In a Locally Compact Hausdorff and second countable space every compact subset is a $G_\delta$ set Let $X$ be a second countable LCH (Locally Compact Hausdorff) then every compact subset of $X$ is a $G_{\delta}$ set.

A set $E$ is $G_{\delta}$ if is a countable intersection of open sets.

I have two questions,

*

*How to prove this result,


*I am also wondering if that would be true for the closed sets in this space, or what would be necessary to be true for closed sets.
Edit:
I posted a resolution, which I found very interesting, of question 1.
 A: If $X$ is LCH and C-II, as indicated, $K:=\alpha (X)$, the Aleksandrov (one-point) compactification is compact and metrisable. In a metric space, all closed sets are $G_\delta$ and a compact subset of $X$ is still closed in $K$. Then relativize to $X$ again.
A: Let $\mathcal{B}$ be a countable base for the topology of $X$, and let $K\subseteq X$ be a compact.

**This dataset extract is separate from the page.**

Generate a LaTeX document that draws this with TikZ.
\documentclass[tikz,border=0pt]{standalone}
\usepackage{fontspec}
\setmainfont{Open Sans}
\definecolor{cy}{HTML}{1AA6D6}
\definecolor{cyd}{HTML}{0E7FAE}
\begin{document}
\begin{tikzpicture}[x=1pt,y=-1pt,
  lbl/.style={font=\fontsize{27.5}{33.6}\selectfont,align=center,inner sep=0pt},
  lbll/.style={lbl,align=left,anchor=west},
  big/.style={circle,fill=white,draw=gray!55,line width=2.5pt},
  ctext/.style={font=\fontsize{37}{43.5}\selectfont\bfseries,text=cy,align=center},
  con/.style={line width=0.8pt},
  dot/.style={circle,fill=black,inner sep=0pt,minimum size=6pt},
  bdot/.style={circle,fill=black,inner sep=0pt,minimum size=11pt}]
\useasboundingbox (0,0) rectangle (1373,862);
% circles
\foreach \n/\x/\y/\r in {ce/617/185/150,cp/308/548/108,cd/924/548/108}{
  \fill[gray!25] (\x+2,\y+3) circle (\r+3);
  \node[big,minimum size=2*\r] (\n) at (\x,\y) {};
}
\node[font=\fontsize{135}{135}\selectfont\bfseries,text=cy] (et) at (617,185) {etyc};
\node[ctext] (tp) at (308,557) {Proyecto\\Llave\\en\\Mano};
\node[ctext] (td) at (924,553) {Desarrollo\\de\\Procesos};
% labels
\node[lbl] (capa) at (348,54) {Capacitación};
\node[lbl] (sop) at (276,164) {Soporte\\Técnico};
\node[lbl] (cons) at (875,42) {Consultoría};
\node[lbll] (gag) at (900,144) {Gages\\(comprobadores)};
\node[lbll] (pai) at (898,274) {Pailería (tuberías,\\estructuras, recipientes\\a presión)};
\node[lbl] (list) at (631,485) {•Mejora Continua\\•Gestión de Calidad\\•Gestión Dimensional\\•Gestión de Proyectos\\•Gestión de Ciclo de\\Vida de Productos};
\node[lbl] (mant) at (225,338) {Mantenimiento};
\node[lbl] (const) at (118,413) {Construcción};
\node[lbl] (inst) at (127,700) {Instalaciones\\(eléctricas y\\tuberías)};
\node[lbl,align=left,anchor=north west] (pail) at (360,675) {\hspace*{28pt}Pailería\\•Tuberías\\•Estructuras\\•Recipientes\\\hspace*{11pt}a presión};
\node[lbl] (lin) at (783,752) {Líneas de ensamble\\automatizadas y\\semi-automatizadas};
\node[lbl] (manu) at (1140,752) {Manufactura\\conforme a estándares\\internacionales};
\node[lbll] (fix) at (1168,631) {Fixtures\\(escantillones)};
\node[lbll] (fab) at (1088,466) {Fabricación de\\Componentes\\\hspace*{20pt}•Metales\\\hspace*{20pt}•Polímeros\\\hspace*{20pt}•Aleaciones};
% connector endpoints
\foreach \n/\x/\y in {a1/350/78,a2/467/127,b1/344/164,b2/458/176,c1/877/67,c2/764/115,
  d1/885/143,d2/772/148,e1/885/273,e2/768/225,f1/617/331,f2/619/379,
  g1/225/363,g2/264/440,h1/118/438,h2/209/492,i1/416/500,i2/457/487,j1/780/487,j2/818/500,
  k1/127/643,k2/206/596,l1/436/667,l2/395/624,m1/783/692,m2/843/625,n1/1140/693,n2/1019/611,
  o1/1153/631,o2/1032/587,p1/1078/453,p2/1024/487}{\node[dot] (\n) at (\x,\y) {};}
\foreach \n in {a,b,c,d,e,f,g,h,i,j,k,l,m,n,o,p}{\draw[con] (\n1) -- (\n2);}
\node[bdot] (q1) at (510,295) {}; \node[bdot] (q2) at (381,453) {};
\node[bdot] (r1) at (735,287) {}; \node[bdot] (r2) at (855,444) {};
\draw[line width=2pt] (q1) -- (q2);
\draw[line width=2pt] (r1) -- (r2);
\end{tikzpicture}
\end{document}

We have that $X$ is Hausdorff, so for each $x\in K^c$ and $y\in K$, there is an open $U_{xy}$ such that $y\in U_{xy}$ but $x\notin U_{xy}$. Moreover, there exists $V_xy \in \mathcal{B}$ such that $y\in V_{xy}\subseteq U_{xy}$
Since $K$ is compact, for each $x\in K^c$ there is a finite set $Y_x \subseteq K$ such that,
$$K\subseteq \bigcup_{y\in Y_x} V_{xy} \qquad (*)$$
We have,
$$K=\bigcap_{x\in K^c}\left(\,\bigcup_{y\in Y_x}V_{xy} \right)$$
since $x\notin V_{xy}$ for all $x\in K^c$ and $y\in Y_x$.
Since the set,
$$\left\{ \bigcup_{U\in \mathcal{A}} U : \mathcal{A}\subseteq \mathcal{B} \text{ is finite}\right\}$$
is a countable collection of open sets, to demonstrate this, just prove that the set of all finite subsets of $\mathbb{N}$ is countable.
Therefore the intersection in (*) is countable, because, although the intersection is indexed by a possible uncontable quantity, there is only an countable number of distinct sets, by the previous result.
This shows that $K$ is $G_\delta$.
A: This is not an answer but recommendation for you to see the following theorem
Theorem In a locally compact Hausdorff space, the intersection of an open set with a closed set is locally compact. Conversely, a locally compact subset  of a Hausdorff space is the intersection of an open set and a closed set.
You can find the proof Willard's book page 130.